--- Begin Source excerpt ---
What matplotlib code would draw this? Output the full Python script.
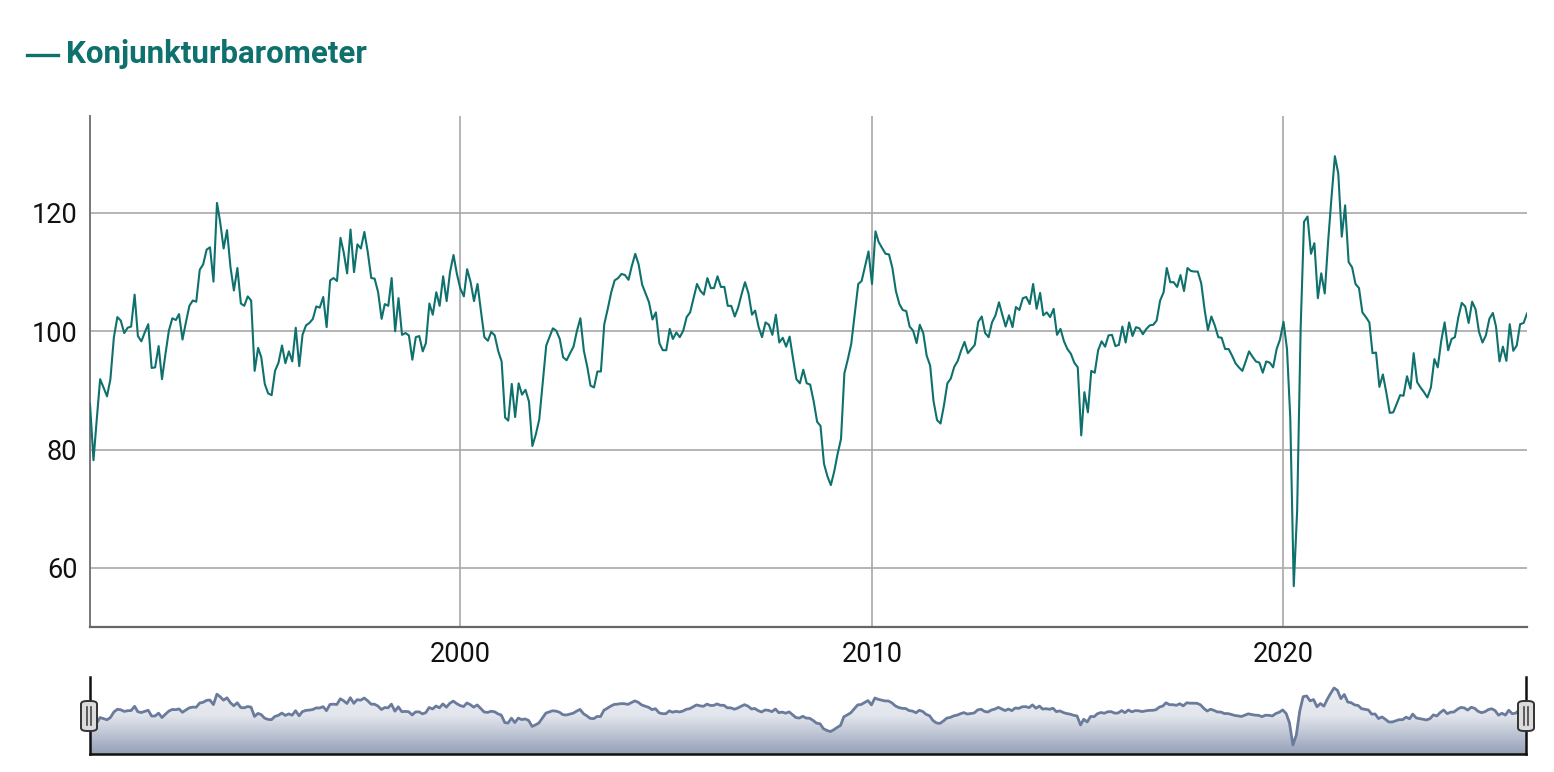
import numpy as np
import pandas as pd
import matplotlib
matplotlib.use("Agg")
import matplotlib.pyplot as plt
import matplotlib.dates as mdates
from matplotlib.colors import LinearSegmentedColormap
from matplotlib.patches import FancyBboxPatch
from matplotlib.lines import Line2D

# ---------------- data (monthly, Jan 1991 onwards) ----------------
start_month = "1991-01-01"
barometer = [
    87.7, 78.2, 84.9, 91.9, 90.5, 89.0, 91.9, 99.0, 102.4, 101.8, 99.7, 100.6,
    100.8, 106.2, 99.2, 98.3, 99.8, 101.2, 93.8, 93.9, 97.5, 91.9, 96.2, 100.1,
    102.2, 101.9, 102.9, 98.6, 101.5, 104.3, 105.2, 105.0, 110.4, 111.3, 113.8, 114.2,
    108.4, 121.7, 118.5, 114.0, 117.1, 110.8, 106.9, 110.7, 104.7, 104.3, 105.9, 105.2,
    93.3, 97.2, 95.6, 91.1, 89.5, 89.2, 93.3, 94.7, 97.6, 94.6, 96.6, 94.9,
    100.6, 94.1, 99.4, 101.0, 101.4, 102.1, 104.2, 104.0, 105.8, 100.7, 108.6, 109.0,
    108.5, 115.8, 113.4, 109.8, 117.2, 110.0, 114.7, 114.0, 116.8, 113.4, 109.0, 108.9,
    106.6, 102.1, 104.6, 104.3, 109.0, 100.0, 105.6, 99.4, 99.7, 99.3, 95.2, 99.0,
    99.2, 96.6, 98.0, 104.7, 102.8, 106.6, 104.3, 109.3, 105.1, 110.0, 112.9, 109.7,
    107.2, 105.9, 110.5, 108.3, 105.1, 108.0, 103.5, 99.0, 98.4, 99.9, 99.3, 96.7,
    94.9, 85.4, 84.9, 91.1, 85.5, 91.2, 89.3, 90.1, 88.1, 80.6, 82.6, 85.1,
    91.4, 97.6, 99.0, 100.5, 100.1, 98.7, 95.6, 95.1, 96.3, 97.4, 100.1, 102.2,
    96.7, 93.9, 90.8, 90.5, 93.2, 93.2, 101.2, 103.8, 106.6, 108.6, 109.0, 109.7,
    109.5, 108.7, 111.0, 113.1, 111.3, 107.9, 106.4, 104.9, 102.0, 103.2, 98.0, 96.8,
    96.8, 100.4, 98.7, 99.8, 99.0, 100.1, 102.4, 103.2, 105.6, 108.0, 106.8, 106.2,
    109.0, 107.3, 107.3, 109.3, 107.5, 107.5, 104.3, 104.3, 102.5, 104.0, 106.3, 108.3,
    106.4, 102.8, 103.5, 100.7, 99.0, 101.5, 101.1, 99.4, 102.8, 98.1, 98.9, 97.4,
    99.1, 95.3, 91.9, 91.2, 93.5, 91.2, 91.0, 88.2, 84.7, 84.0, 77.6, 75.5,
    74.0, 76.4, 79.2, 81.8, 92.9, 95.3, 97.9, 102.9, 108.0, 108.5, 111.0, 113.5,
    108.0, 116.9, 115.1, 114.1, 113.1, 113.0, 110.7, 106.8, 104.6, 103.6, 103.4, 100.8,
    100.1, 98.0, 101.1, 99.7, 95.9, 94.2, 88.2, 85.0, 84.4, 87.4, 91.2, 92.0,
    94.0, 95.0, 96.7, 98.2, 96.3, 97.0, 97.7, 101.6, 102.5, 99.7, 99.0, 101.5,
    102.7, 104.9, 102.9, 100.8, 102.7, 100.7, 104.1, 103.6, 105.6, 105.8, 104.6, 108.0,
    103.8, 106.5, 102.7, 103.2, 102.4, 103.8, 99.4, 100.4, 98.3, 97.0, 96.2, 94.7,
    93.9, 82.4, 89.7, 86.3, 93.3, 93.0, 96.8, 98.3, 97.4, 99.3, 99.4, 97.5,
    97.7, 100.8, 98.1, 101.5, 99.2, 100.7, 100.5, 99.5, 100.4, 101.0, 101.1, 101.8,
    105.2, 106.6, 110.7, 108.3, 108.3, 107.5, 109.5, 106.8, 110.7, 110.2, 110.1, 110.1,
    108.1, 103.5, 100.2, 102.5, 101.0, 99.0, 98.9, 97.0, 97.0, 95.9, 94.6, 93.9,
    93.3, 95.0, 96.6, 95.7, 94.9, 94.7, 93.0, 94.9, 94.7, 93.9, 97.0, 98.6,
    101.6, 97.0, 85.4, 56.9, 69.6, 100.4, 118.5, 119.4, 113.1, 114.9, 105.6, 109.8,
    106.4, 115.4, 122.4, 129.6, 126.7, 116.0, 121.3, 111.7, 110.8, 108.0, 107.3, 103.2,
    102.4, 101.5, 96.3, 96.4, 90.6, 92.7, 89.7, 86.2, 86.3, 87.7, 89.2, 89.1,
    92.4, 90.3, 96.3, 91.4, 90.5, 89.7, 88.8, 90.5, 95.3, 93.9, 98.4, 101.5,
    96.8, 98.7, 99.0, 102.4, 104.8, 104.2, 101.4, 105.0, 103.7, 99.9, 98.1, 99.3,
    102.1, 103.1, 100.8, 94.9, 97.4, 95.0, 101.2, 96.7, 97.6, 101.2, 101.4, 103.0,
]
series_name = "Konjunkturbarometer"
y_ticks = [60, 80, 100, 120]
x_tick_years = [2000, 2010, 2020]

dates = pd.date_range(start_month, periods=len(barometer), freq="MS")
vals = np.array(barometer)

# ---------------- style ----------------
TEAL = "#0e716d"
GRID = "#a8a8a8"
plt.rcParams["font.family"] = ["Roboto", "DejaVu Sans"]

W, H = 1554, 772
fig = plt.figure(figsize=(W / 100, H / 100), dpi=100)
fig.patch.set_facecolor("white")


def px_box(left, top, right, bottom):
    """pixel box -> figure fraction rect"""
    return [left / W, 1 - bottom / H, (right - left) / W, (bottom - top) / H]


# ---------------- main chart ----------------
ax = fig.add_axes(px_box(90, 116, 1527, 627))
ax.plot(dates, vals, color=TEAL, lw=1.5, zorder=3)
ax.set_xlim(dates[0], dates[-1])
ax.set_ylim(50, 136.4)

ax.set_yticks(y_ticks)
ax.set_xticks([pd.Timestamp(f"{y}-01-01") for y in x_tick_years])
ax.xaxis.set_major_formatter(mdates.DateFormatter("%Y"))
ax.grid(True, color=GRID, lw=1.2)
ax.set_axisbelow(True)
ax.tick_params(length=0, labelsize=19.5, pad=10, colors="#111111")
ax.tick_params(axis="y", pad=9)
for s in ("top", "right"):
    ax.spines[s].set_visible(False)
ax.spines["left"].set_color("#777777")
ax.spines["left"].set_linewidth(1.4)
ax.spines["bottom"].set_color("#666666")
ax.spines["bottom"].set_linewidth(1.6)

# ---------------- legend / title ----------------
fig.add_artist(Line2D([27 / W, 58 / W], [1 - 55 / H, 1 - 55 / H],
                      color=TEAL, lw=2.4, transform=fig.transFigure))
fig.text(66 / W, 1 - 54 / H, series_name, color=TEAL, fontsize=22.5,
         fontweight="bold", va="center", ha="left")

# ---------------- navigator ----------------
nav = fig.add_axes(px_box(90, 677, 1526, 754))
nav_lo, nav_hi = 45.4, 143.6
nav.set_xlim(dates[0], dates[-1])
nav.set_ylim(nav_lo, nav_hi)
poly = nav.fill_between(dates, vals, nav_lo, color="none", lw=0)
cmap = LinearSegmentedColormap.from_list("nav", ["#95a0b8", "#e2e5ec", "#f3f4f7"])
grad = np.linspace(0, 1, 256).reshape(-1, 1)
x0, x1 = mdates.date2num(dates[0]), mdates.date2num(dates[-1])
img = nav.imshow(grad, extent=[x0, x1, nav_lo, nav_hi], origin="lower",
                 aspect="auto", cmap=cmap, zorder=1)
img.set_clip_path(poly.get_paths()[0], transform=nav.transData)
nav.plot(dates, vals, color="#6a7b9c", lw=2.0, zorder=2)
nav.set_xticks([])
nav.set_yticks([])
nav.spines["top"].set_visible(False)
for s in ("left", "right", "bottom"):
    nav.spines[s].set_color("#111111")
    nav.spines[s].set_linewidth(1.8)

# handles
for cx in (89, 1526):
    hb = px_box(cx - 8, 701, cx + 8, 731)
    fig.add_artist(FancyBboxPatch((hb[0], hb[1]), hb[2], hb[3],
                                  boxstyle="round,pad=0,rounding_size=0.004",
                                  transform=fig.transFigure, fc="#dcdcdc",
                                  ec="#333333", lw=1.4, zorder=5))
    for dx in (-2, 2):
        fig.add_artist(Line2D([(cx + dx) / W] * 2, [1 - 707 / H, 1 - 725 / H],
                              color="#444444", lw=1.2, transform=fig.transFigure,
                              zorder=6))

fig.savefig("out.png", dpi=100)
--- End Source excerpt ---
Instructions for the task:
Return the material line for line, from its beginning to the line that contains "from matplotlib.lines import Line2D", with the pictures left out.

Answer in full:
What matplotlib code would draw this? Output the full Python script.
import numpy as np
import pandas as pd
import matplotlib
matplotlib.use("Agg")
import matplotlib.pyplot as plt
import matplotlib.dates as mdates
from matplotlib.colors import LinearSegmentedColormap
from matplotlib.patches import FancyBboxPatch
from matplotlib.lines import Line2D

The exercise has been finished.